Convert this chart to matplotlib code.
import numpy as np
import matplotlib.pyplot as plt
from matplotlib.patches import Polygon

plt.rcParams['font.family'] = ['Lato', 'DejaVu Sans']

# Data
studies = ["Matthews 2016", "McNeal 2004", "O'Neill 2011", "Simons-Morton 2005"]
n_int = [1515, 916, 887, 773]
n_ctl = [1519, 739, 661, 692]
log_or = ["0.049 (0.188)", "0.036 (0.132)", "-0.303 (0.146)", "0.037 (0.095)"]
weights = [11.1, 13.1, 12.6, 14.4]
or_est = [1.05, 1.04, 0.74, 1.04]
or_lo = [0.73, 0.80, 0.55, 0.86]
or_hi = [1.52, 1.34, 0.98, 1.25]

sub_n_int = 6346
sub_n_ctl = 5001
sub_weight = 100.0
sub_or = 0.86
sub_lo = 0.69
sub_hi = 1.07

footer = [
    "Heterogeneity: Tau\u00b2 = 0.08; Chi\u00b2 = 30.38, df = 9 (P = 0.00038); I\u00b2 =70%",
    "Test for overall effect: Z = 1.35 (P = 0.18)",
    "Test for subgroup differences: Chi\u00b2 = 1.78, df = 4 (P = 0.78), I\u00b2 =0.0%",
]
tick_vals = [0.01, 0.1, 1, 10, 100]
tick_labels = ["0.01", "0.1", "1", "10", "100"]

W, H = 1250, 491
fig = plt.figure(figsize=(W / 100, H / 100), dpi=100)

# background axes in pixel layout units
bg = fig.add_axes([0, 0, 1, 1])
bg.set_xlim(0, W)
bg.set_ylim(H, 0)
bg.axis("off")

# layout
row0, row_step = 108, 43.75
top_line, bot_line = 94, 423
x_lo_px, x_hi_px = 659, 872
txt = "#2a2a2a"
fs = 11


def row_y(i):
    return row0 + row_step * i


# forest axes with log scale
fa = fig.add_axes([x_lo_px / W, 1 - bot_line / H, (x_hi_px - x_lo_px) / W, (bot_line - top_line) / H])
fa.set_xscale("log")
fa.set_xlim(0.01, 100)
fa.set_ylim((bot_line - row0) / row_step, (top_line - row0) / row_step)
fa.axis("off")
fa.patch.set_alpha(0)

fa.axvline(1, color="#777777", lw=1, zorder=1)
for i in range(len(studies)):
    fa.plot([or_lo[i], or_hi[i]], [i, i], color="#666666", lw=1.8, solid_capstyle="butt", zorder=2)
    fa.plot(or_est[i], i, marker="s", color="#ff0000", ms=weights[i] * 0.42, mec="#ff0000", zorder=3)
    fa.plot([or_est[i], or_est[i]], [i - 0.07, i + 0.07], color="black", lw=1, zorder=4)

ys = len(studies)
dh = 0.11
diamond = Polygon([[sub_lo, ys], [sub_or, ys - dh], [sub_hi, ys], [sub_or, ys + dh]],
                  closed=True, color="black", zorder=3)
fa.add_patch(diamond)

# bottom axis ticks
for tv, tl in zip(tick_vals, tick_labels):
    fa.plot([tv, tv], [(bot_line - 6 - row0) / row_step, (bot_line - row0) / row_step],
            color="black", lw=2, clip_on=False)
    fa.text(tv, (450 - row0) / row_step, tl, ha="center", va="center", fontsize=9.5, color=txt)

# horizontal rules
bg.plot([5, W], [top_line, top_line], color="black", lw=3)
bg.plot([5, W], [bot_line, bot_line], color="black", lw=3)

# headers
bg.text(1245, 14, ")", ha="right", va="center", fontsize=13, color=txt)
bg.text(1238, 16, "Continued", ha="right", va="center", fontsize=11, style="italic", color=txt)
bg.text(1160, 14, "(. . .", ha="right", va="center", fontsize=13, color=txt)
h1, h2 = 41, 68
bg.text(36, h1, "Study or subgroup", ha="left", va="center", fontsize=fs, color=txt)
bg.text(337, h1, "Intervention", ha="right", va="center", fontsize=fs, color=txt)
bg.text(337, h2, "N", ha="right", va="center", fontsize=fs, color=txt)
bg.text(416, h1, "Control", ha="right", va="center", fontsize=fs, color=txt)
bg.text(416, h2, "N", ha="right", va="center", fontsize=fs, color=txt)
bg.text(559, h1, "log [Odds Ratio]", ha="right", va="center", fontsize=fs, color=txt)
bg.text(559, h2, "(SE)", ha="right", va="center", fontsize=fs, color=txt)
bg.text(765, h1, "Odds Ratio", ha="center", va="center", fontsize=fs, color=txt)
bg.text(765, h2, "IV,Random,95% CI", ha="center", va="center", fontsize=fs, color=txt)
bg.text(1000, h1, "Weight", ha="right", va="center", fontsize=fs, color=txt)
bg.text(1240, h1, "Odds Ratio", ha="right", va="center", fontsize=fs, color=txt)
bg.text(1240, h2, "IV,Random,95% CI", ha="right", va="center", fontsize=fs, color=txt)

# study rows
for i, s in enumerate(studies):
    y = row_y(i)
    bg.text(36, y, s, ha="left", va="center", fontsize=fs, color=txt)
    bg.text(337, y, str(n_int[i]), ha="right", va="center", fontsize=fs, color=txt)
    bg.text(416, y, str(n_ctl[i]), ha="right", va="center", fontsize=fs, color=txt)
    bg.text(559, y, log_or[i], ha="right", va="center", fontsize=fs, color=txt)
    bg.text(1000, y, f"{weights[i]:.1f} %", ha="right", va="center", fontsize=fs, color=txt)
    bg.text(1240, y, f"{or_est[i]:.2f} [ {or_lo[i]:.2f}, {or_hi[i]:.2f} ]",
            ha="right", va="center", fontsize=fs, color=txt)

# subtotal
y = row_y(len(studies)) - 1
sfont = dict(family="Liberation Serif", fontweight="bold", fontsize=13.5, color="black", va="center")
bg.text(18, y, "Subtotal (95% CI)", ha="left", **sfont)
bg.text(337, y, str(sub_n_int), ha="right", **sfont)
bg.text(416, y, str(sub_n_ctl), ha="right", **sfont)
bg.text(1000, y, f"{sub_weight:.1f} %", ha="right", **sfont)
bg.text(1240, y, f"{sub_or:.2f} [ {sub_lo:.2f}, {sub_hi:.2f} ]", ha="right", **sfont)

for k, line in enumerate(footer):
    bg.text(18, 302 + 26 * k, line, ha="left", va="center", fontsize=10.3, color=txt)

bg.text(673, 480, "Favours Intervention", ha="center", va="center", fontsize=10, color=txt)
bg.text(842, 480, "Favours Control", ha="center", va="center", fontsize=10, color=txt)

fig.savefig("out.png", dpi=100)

▶ PROBLEM STATEMENT
Write the data back out verbatim.

▶ EXERCISE RESPONSE
Convert this chart to matplotlib code.
import numpy as np
import matplotlib.pyplot as plt
from matplotlib.patches import Polygon

plt.rcParams['font.family'] = ['Lato', 'DejaVu Sans']

# Data
studies = ["Matthews 2016", "McNeal 2004", "O'Neill 2011", "Simons-Morton 2005"]
n_int = [1515, 916, 887, 773]
n_ctl = [1519, 739, 661, 692]
log_or = ["0.049 (0.188)", "0.036 (0.132)", "-0.303 (0.146)", "0.037 (0.095)"]
weights = [11.1, 13.1, 12.6, 14.4]
or_est = [1.05, 1.04, 0.74, 1.04]
or_lo = [0.73, 0.80, 0.55, 0.86]
or_hi = [1.52, 1.34, 0.98, 1.25]

sub_n_int = 6346
sub_n_ctl = 5001
sub_weight = 100.0
sub_or = 0.86
sub_lo = 0.69
sub_hi = 1.07

footer = [
    "Heterogeneity: Tau\u00b2 = 0.08; Chi\u00b2 = 30.38, df = 9 (P = 0.00038); I\u00b2 =70%",
    "Test for overall effect: Z = 1.35 (P = 0.18)",
    "Test for subgroup differences: Chi\u00b2 = 1.78, df = 4 (P = 0.78), I\u00b2 =0.0%",
]
tick_vals = [0.01, 0.1, 1, 10, 100]
tick_labels = ["0.01", "0.1", "1", "10", "100"]

W, H = 1250, 491
fig = plt.figure(figsize=(W / 100, H / 100), dpi=100)

# background axes in pixel layout units
bg = fig.add_axes([0, 0, 1, 1])
bg.set_xlim(0, W)
bg.set_ylim(H, 0)
bg.axis("off")

# layout
row0, row_step = 108, 43.75
top_line, bot_line = 94, 423
x_lo_px, x_hi_px = 659, 872
txt = "#2a2a2a"
fs = 11


def row_y(i):
    return row0 + row_step * i


# forest axes with log scale
fa = fig.add_axes([x_lo_px / W, 1 - bot_line / H, (x_hi_px - x_lo_px) / W, (bot_line - top_line) / H])
fa.set_xscale("log")
fa.set_xlim(0.01, 100)
fa.set_ylim((bot_line - row0) / row_step, (top_line - row0) / row_step)
fa.axis("off")
fa.patch.set_alpha(0)

fa.axvline(1, color="#777777", lw=1, zorder=1)
for i in range(len(studies)):
    fa.plot([or_lo[i], or_hi[i]], [i, i], color="#666666", lw=1.8, solid_capstyle="butt", zorder=2)
    fa.plot(or_est[i], i, marker="s", color="#ff0000", ms=weights[i] * 0.42, mec="#ff0000", zorder=3)
    fa.plot([or_est[i], or_est[i]], [i - 0.07, i + 0.07], color="black", lw=1, zorder=4)

ys = len(studies)
dh = 0.11
diamond = Polygon([[sub_lo, ys], [sub_or, ys - dh], [sub_hi, ys], [sub_or, ys + dh]],
                  closed=True, color="black", zorder=3)
fa.add_patch(diamond)

# bottom axis ticks
for tv, tl in zip(tick_vals, tick_labels):
    fa.plot([tv, tv], [(bot_line - 6 - row0) / row_step, (bot_line - row0) / row_step],
            color="black", lw=2, clip_on=False)
    fa.text(tv, (450 - row0) / row_step, tl, ha="center", va="center", fontsize=9.5, color=txt)

# horizontal rules
bg.plot([5, W], [top_line, top_line], color="black", lw=3)
bg.plot([5, W], [bot_line, bot_line], color="black", lw=3)

# headers
bg.text(1245, 14, ")", ha="right", va="center", fontsize=13, color=txt)
bg.text(1238, 16, "Continued", ha="right", va="center", fontsize=11, style="italic", color=txt)
bg.text(1160, 14, "(. . .", ha="right", va="center", fontsize=13, color=txt)
h1, h2 = 41, 68
bg.text(36, h1, "Study or subgroup", ha="left", va="center", fontsize=fs, color=txt)
bg.text(337, h1, "Intervention", ha="right", va="center", fontsize=fs, color=txt)
bg.text(337, h2, "N", ha="right", va="center", fontsize=fs, color=txt)
bg.text(416, h1, "Control", ha="right", va="center", fontsize=fs, color=txt)
bg.text(416, h2, "N", ha="right", va="center", fontsize=fs, color=txt)
bg.text(559, h1, "log [Odds Ratio]", ha="right", va="center", fontsize=fs, color=txt)
bg.text(559, h2, "(SE)", ha="right", va="center", fontsize=fs, color=txt)
bg.text(765, h1, "Odds Ratio", ha="center", va="center", fontsize=fs, color=txt)
bg.text(765, h2, "IV,Random,95% CI", ha="center", va="center", fontsize=fs, color=txt)
bg.text(1000, h1, "Weight", ha="right", va="center", fontsize=fs, color=txt)
bg.text(1240, h1, "Odds Ratio", ha="right", va="center", fontsize=fs, color=txt)
bg.text(1240, h2, "IV,Random,95% CI", ha="right", va="center", fontsize=fs, color=txt)

# study rows
for i, s in enumerate(studies):
    y = row_y(i)
    bg.text(36, y, s, ha="left", va="center", fontsize=fs, color=txt)
    bg.text(337, y, str(n_int[i]), ha="right", va="center", fontsize=fs, color=txt)
    bg.text(416, y, str(n_ctl[i]), ha="right", va="center", fontsize=fs, color=txt)
    bg.text(559, y, log_or[i], ha="right", va="center", fontsize=fs, color=txt)
    bg.text(1000, y, f"{weights[i]:.1f} %", ha="right", va="center", fontsize=fs, color=txt)
    bg.text(1240, y, f"{or_est[i]:.2f} [ {or_lo[i]:.2f}, {or_hi[i]:.2f} ]",
            ha="right", va="center", fontsize=fs, color=txt)

# subtotal
y = row_y(len(studies)) - 1
sfont = dict(family="Liberation Serif", fontweight="bold", fontsize=13.5, color="black", va="center")
bg.text(18, y, "Subtotal (95% CI)", ha="left", **sfont)
bg.text(337, y, str(sub_n_int), ha="right", **sfont)
bg.text(416, y, str(sub_n_ctl), ha="right", **sfont)
bg.text(1000, y, f"{sub_weight:.1f} %", ha="right", **sfont)
bg.text(1240, y, f"{sub_or:.2f} [ {sub_lo:.2f}, {sub_hi:.2f} ]", ha="right", **sfont)

for k, line in enumerate(footer):
    bg.text(18, 302 + 26 * k, line, ha="left", va="center", fontsize=10.3, color=txt)

bg.text(673, 480, "Favours Intervention", ha="center", va="center", fontsize=10, color=txt)
bg.text(842, 480, "Favours Control", ha="center", va="center", fontsize=10, color=txt)

fig.savefig("out.png", dpi=100)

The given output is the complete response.